### SHORT PROBLEM
Copy each line of the entries beneath that contains the word "matplotlib".

### LISTED RECORDS

━━━━━━

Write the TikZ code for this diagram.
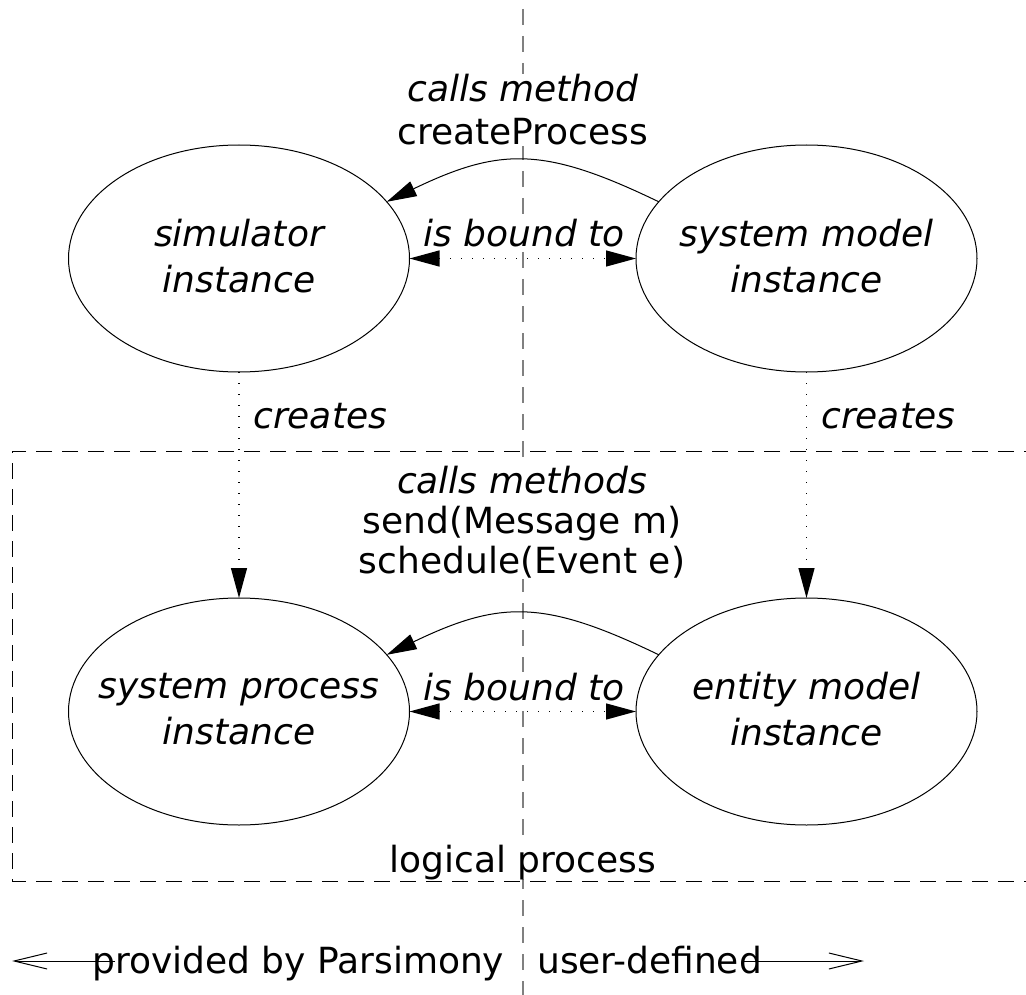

━━━━━━

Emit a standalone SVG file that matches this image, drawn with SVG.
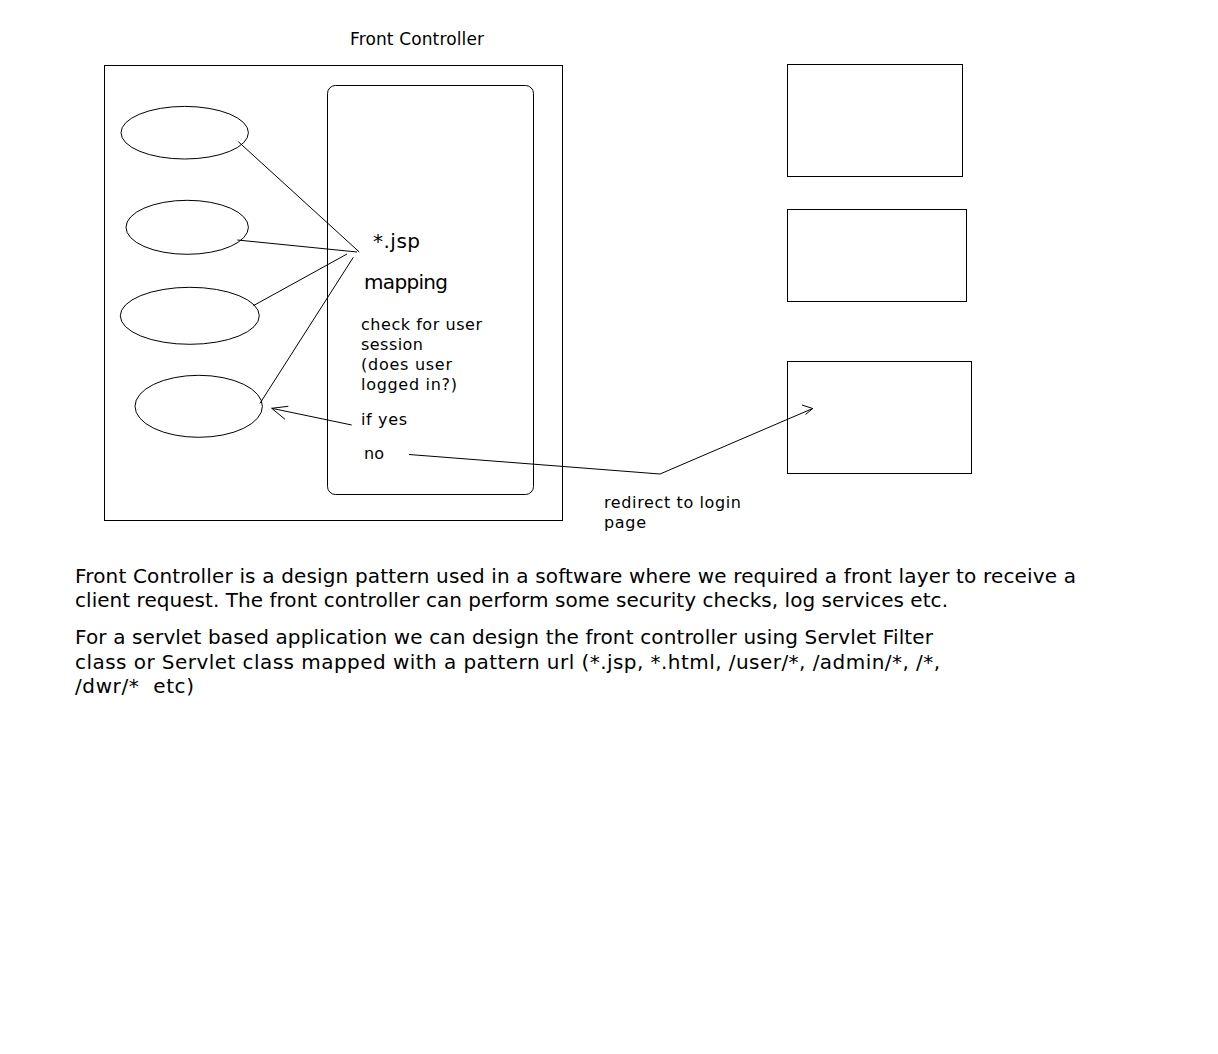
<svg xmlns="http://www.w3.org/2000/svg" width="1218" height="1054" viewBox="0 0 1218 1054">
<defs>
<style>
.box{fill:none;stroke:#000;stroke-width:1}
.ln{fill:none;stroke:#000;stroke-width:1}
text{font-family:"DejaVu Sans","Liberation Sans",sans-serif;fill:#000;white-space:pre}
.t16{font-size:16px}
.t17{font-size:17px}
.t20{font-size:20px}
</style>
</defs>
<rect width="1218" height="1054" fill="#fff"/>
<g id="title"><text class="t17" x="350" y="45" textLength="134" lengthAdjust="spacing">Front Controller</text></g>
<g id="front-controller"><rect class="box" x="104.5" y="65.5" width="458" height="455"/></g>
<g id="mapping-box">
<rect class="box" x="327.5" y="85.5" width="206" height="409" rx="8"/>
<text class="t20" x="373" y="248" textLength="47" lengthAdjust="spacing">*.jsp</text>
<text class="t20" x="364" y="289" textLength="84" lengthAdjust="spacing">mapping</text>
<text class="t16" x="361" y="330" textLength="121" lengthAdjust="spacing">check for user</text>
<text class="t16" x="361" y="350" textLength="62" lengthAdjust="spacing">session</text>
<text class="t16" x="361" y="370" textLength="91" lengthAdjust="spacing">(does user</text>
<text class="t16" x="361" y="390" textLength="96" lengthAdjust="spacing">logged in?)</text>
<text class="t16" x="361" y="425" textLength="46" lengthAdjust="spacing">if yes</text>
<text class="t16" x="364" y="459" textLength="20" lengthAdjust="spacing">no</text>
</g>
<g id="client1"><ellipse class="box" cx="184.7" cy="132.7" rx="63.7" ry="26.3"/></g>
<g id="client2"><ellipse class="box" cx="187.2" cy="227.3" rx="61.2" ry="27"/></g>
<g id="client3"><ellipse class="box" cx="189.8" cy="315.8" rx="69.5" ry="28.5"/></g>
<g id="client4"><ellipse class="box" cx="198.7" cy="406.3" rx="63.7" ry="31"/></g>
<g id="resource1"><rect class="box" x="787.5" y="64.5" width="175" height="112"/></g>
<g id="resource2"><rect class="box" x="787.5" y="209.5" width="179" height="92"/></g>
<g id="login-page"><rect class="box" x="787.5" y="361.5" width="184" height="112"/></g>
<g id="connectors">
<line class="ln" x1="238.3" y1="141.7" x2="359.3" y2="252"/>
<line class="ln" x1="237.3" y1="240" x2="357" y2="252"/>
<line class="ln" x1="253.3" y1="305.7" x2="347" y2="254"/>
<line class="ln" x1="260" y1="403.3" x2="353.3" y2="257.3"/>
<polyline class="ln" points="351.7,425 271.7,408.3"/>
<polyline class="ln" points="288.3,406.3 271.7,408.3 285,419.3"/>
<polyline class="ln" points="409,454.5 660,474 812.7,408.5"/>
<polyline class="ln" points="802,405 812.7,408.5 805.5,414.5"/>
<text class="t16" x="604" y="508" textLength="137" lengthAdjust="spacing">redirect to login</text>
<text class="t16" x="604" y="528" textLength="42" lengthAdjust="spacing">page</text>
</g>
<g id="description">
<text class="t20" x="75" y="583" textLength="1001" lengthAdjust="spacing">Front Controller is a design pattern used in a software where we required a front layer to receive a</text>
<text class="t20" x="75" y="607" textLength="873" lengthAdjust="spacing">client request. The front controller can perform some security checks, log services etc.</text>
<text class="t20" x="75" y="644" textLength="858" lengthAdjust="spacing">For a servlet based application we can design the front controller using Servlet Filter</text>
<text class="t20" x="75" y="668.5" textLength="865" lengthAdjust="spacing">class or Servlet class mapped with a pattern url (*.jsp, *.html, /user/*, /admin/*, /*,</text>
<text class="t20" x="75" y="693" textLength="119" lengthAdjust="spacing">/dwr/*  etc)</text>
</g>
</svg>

━━━━━━

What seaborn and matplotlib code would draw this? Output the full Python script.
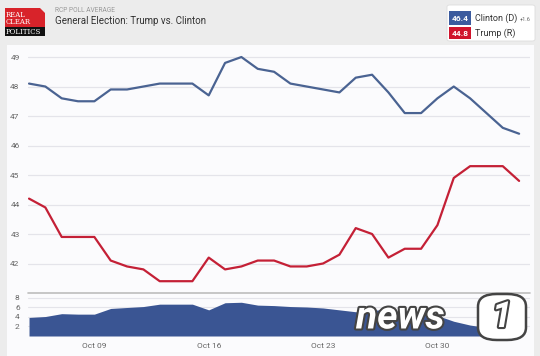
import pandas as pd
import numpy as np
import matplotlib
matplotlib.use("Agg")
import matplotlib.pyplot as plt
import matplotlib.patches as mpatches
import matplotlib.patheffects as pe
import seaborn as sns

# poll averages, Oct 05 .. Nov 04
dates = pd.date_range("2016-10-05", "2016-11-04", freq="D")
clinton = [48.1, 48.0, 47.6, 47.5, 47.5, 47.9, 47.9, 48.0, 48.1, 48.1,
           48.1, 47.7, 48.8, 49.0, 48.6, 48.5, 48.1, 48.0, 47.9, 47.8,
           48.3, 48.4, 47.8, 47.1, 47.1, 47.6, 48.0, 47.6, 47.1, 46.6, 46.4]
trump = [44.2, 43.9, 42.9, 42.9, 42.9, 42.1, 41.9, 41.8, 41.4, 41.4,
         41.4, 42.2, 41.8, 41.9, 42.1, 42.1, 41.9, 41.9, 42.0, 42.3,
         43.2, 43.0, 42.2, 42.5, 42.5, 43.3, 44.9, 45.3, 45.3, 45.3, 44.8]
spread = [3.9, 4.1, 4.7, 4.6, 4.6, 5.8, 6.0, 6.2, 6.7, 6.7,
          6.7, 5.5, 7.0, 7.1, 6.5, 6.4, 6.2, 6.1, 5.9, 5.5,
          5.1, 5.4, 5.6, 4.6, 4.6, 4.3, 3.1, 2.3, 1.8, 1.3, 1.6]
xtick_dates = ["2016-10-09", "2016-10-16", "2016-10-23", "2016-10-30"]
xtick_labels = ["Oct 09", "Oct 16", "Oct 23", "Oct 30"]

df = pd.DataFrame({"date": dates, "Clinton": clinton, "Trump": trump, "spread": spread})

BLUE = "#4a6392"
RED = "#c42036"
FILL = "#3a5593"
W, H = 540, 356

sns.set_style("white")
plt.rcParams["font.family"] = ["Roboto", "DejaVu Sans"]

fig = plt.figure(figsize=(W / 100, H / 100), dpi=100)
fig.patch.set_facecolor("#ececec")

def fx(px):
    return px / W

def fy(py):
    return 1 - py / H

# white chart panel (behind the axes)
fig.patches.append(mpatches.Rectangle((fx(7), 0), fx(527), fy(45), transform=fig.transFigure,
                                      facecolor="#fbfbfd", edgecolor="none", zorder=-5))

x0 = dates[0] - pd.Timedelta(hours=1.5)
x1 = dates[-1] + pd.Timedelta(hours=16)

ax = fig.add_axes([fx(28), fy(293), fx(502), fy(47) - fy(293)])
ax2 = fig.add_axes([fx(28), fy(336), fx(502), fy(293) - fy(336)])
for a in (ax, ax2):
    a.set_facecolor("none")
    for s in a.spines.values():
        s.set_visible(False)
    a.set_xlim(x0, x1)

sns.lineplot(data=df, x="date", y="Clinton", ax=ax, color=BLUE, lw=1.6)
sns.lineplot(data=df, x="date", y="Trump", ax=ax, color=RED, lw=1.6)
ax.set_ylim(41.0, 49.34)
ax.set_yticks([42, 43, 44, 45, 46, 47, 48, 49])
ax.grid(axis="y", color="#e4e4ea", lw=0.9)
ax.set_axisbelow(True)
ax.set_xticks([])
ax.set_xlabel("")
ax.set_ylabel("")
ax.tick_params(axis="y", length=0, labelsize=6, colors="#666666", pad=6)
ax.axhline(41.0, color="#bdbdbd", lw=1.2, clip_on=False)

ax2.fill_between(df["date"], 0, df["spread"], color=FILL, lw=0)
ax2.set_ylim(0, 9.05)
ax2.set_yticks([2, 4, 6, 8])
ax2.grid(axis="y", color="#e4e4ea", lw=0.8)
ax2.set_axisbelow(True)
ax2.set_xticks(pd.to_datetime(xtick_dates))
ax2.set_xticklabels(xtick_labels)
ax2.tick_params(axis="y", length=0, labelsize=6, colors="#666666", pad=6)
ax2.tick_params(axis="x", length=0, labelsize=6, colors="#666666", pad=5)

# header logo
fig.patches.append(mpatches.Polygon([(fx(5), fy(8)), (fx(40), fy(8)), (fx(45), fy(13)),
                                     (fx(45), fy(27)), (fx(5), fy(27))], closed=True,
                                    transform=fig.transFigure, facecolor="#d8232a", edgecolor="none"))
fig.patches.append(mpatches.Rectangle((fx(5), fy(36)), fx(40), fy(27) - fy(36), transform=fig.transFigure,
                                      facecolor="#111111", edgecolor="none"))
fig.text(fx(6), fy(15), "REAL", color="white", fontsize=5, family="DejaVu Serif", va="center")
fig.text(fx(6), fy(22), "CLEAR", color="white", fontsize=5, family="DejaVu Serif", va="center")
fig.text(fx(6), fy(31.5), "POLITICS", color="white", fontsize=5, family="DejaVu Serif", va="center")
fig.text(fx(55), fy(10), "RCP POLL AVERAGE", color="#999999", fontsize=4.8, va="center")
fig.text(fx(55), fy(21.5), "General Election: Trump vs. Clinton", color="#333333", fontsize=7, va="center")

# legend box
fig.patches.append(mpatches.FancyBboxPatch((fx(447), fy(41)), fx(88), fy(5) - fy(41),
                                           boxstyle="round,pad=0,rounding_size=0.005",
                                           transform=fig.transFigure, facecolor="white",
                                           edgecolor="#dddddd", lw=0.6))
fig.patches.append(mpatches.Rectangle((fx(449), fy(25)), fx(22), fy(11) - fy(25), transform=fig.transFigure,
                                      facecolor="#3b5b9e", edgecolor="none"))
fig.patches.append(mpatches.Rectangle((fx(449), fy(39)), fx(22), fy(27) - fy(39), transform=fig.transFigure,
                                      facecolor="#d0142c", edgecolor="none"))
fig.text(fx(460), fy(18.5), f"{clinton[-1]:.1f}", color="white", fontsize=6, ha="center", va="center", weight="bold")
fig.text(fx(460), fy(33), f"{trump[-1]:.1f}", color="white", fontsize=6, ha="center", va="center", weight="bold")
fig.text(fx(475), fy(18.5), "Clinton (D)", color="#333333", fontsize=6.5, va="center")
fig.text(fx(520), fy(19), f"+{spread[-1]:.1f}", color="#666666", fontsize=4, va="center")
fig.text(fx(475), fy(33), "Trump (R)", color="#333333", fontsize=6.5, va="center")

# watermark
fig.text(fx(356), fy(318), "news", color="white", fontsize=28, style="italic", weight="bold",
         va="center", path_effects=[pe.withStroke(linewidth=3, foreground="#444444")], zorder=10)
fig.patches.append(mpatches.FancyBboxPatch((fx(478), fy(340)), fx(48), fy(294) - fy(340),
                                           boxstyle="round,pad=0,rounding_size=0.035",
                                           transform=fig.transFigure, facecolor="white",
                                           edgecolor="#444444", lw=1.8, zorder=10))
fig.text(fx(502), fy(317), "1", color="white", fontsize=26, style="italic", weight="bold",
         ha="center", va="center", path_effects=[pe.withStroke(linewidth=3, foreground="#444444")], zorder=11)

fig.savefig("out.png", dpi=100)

━━━━━━

### CORRECT ANSWER
What seaborn and matplotlib code would draw this? Output the full Python script.
import matplotlib
matplotlib.use("Agg")
import matplotlib.pyplot as plt
import matplotlib.patches as mpatches
import matplotlib.patheffects as pe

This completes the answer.